None of these costs mean a studio is overcharging. Studios pay for skilled instructors, rehearsal space, insurance, choreography, and staff time at events. Their margins are often slimmer than parents assume. Understanding that the studio's side is real, too, makes the whole conversation more collaborative and less adversarial.
How to build a season budget
The antidote to sticker shock is a simple written budget at the start of the season, before the costs start arriving one text message at a time. Ask your studio for the season's expected schedule and fees up front — most are happy to provide it — and lay everything out in one place so nothing surprises you in February.
- •Ask the studio early for the full season calendar and a fee estimate.

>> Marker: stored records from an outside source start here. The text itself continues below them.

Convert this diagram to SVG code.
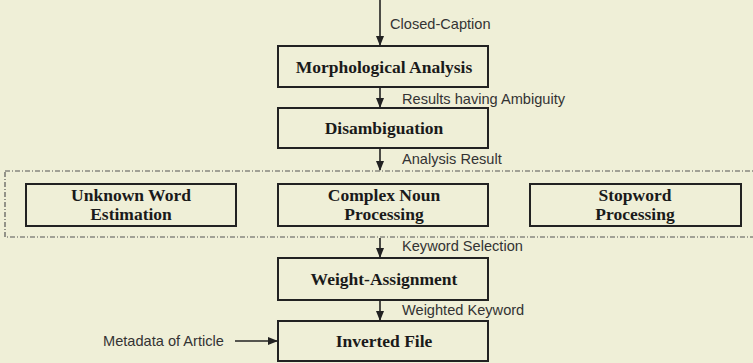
<svg xmlns="http://www.w3.org/2000/svg" width="753" height="363" viewBox="0 0 753 363">
  <style>
    .box { fill: none; stroke: #222; stroke-width: 2; }
    .title { font-family: "Liberation Serif", "Times New Roman", serif; font-weight: bold; font-size: 17.5px; fill: #1a1a1a; text-anchor: middle; }
    .lbl { font-family: "Liberation Sans", Arial, sans-serif; font-size: 14.6px; fill: #333; }
    .edge { stroke: #222; stroke-width: 1.6; fill: none; marker-end: url(#arrow); }
    .group { fill: none; stroke: #555; stroke-width: 1.2; stroke-dasharray: 5 2 1 2; }
  </style>
  <defs>
    <marker id="arrow" markerWidth="10" markerHeight="8" refX="9" refY="4" orient="auto" markerUnits="userSpaceOnUse">
      <path d="M0,0 L10,4 L0,8 Z" fill="#222"/>
    </marker>
  </defs>
  <rect width="753" height="363" fill="#EFEFD7"/>

  <rect class="group" x="5" y="171" width="752" height="66"/>

  <g id="connectors">
    <line class="edge" x1="380" y1="0" x2="380" y2="45"/>
    <line class="edge" x1="380" y1="88" x2="380" y2="107"/>
    <line class="edge" x1="380" y1="149" x2="380" y2="170"/>
    <line class="edge" x1="380" y1="238" x2="380" y2="257"/>
    <line class="edge" x1="380" y1="301" x2="380" y2="320"/>
    <line class="edge" x1="235" y1="341" x2="277" y2="341"/>
    <text class="lbl" x="390" y="29">Closed-Caption</text>
    <text class="lbl" x="402" y="104">Results having Ambiguity</text>
    <text class="lbl" x="402" y="164">Analysis Result</text>
    <text class="lbl" x="402" y="251">Keyword Selection</text>
    <text class="lbl" x="402" y="315">Weighted Keyword</text>
    <text class="lbl" x="103" y="346">Metadata of Article</text>
  </g>

  <g id="morph">
    <rect class="box" x="278" y="46" width="210" height="41"/>
    <text class="title" x="384" y="73">Morphological Analysis</text>
  </g>
  <g id="disamb">
    <rect class="box" x="278" y="108" width="210" height="40"/>
    <text class="title" x="384" y="134">Disambiguation</text>
  </g>
  <g id="unknown">
    <rect class="box" x="26" y="184" width="210" height="42"/>
    <text class="title" x="131" y="201">Unknown Word</text>
    <text class="title" x="131" y="220">Estimation</text>
  </g>
  <g id="complex">
    <rect class="box" x="278" y="184" width="210" height="42"/>
    <text class="title" x="384" y="201">Complex Noun</text>
    <text class="title" x="384" y="220">Processing</text>
  </g>
  <g id="stopword">
    <rect class="box" x="530" y="184" width="211" height="42"/>
    <text class="title" x="635" y="201">Stopword</text>
    <text class="title" x="635" y="220">Processing</text>
  </g>
  <g id="weight">
    <rect class="box" x="278" y="258" width="210" height="42"/>
    <text class="title" x="384" y="285">Weight-Assignment</text>
  </g>
  <g id="inverted">
    <rect class="box" x="278" y="321" width="210" height="40"/>
    <text class="title" x="384" y="347">Inverted File</text>
  </g>
</svg>
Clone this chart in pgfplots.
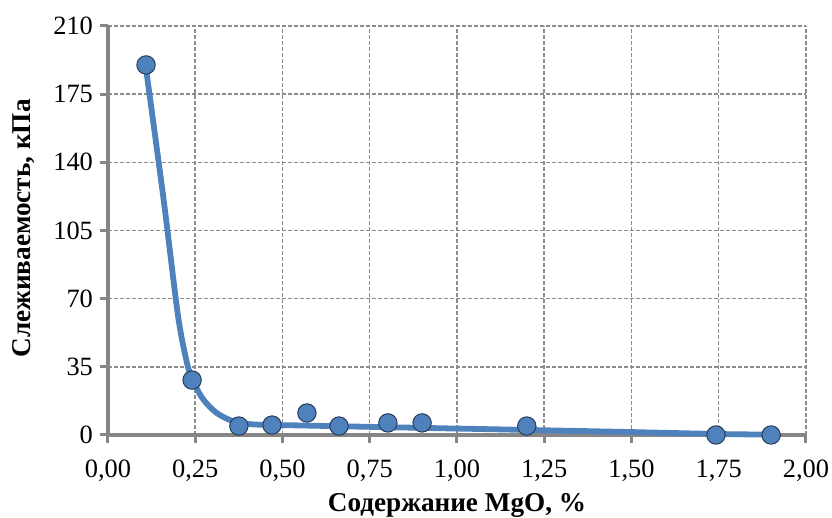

- •List every category above and put a realistic number next to each.
- •Add a cushion of ten to fifteen percent for the inevitable extras.
- •Divide the total by twelve to set a monthly savings target.
- •Revisit the budget mid-season and adjust as real numbers come in.
Where it is worth spending — and where to save
Not every dollar delivers the same value, and being intentional lets you give your dancer a great experience without stretching further than you need to. As a general rule, the training itself — consistent, quality instruction — is where the money does the most good, because it compounds week after week. That is rarely the place to cut.
On the other hand, families can often trim on the edges without hurting the dancer's growth: choosing fewer, more meaningful events over an exhausting full circuit, sharing hotel rooms and driving instead of flying, buying costumes and shoes secondhand within the studio community, and being selective about add-on privates and conventions. A dancer thrives on solid training and a few well-chosen competitions far more than on a punishing, expensive schedule.
- •Worth it: consistent quality training — it compounds all season.
- •Worth it: a few meaningful competitions over a sprawling, draining circuit.
- •Easy to save: travel, by sharing rooms and driving when practical.
- •Easy to save: costumes and shoes bought secondhand within the community.
- •Be selective: optional privates and conventions — valuable but additive.
A small line item that saves bigger ones
One inexpensive way to stretch a competitive budget is to make each competition entry count more by walking in better prepared. RoutineX scores a practice video against a competition-style rubric and returns specific notes on what to polish, for $1.99 a look — a fraction of a single entry fee or private lesson. It does not replace coaching or classes, but using it between lessons can help a dancer arrive at each paid event sharper, so the money you are already spending on entries goes further.
Most of all, remember that the point of all this spending is joy and growth. A thoughtful budget is not about doing less; it is about doing what matters, sustainably, so the season stays a gift rather than a strain.
Frequently Asked Questions
How much does competitive dance cost per year?
Commonly anywhere from about $1,200 on the modest end to $10,000 or more for a highly competitive dancer with many routines, conventions, and travel. Most families land in the middle, and the biggest driver is the number of routines and how much travel is involved.
Why is competitive dance so expensive?
The costs are spread across tuition, entry fees, costumes, conventions, travel, and choreography — each a real expense. Studios also pay for skilled instructors, space, and insurance, so their margins are often slimmer than parents assume. It adds up because there are many legitimate parts.
Where should I spend and where can I save?
Spend on consistent quality training, since it compounds all season, and on a few meaningful events. Save on travel by sharing rooms and driving, buy costumes and shoes secondhand within the studio community, and be selective about optional privates and conventions.
How do I avoid being surprised by the costs?
Ask your studio early for the full season calendar and a fee estimate, then build a written budget with a ten to fifteen percent cushion. Divide the total by twelve for a monthly savings target and revisit it mid-season as real numbers arrive.
Is my studio overcharging?
Usually not. Studios cover instructor pay, rehearsal space, insurance, choreography, and staff time at events, and their margins are often slim. Understanding that their costs are real makes budgeting a more collaborative conversation.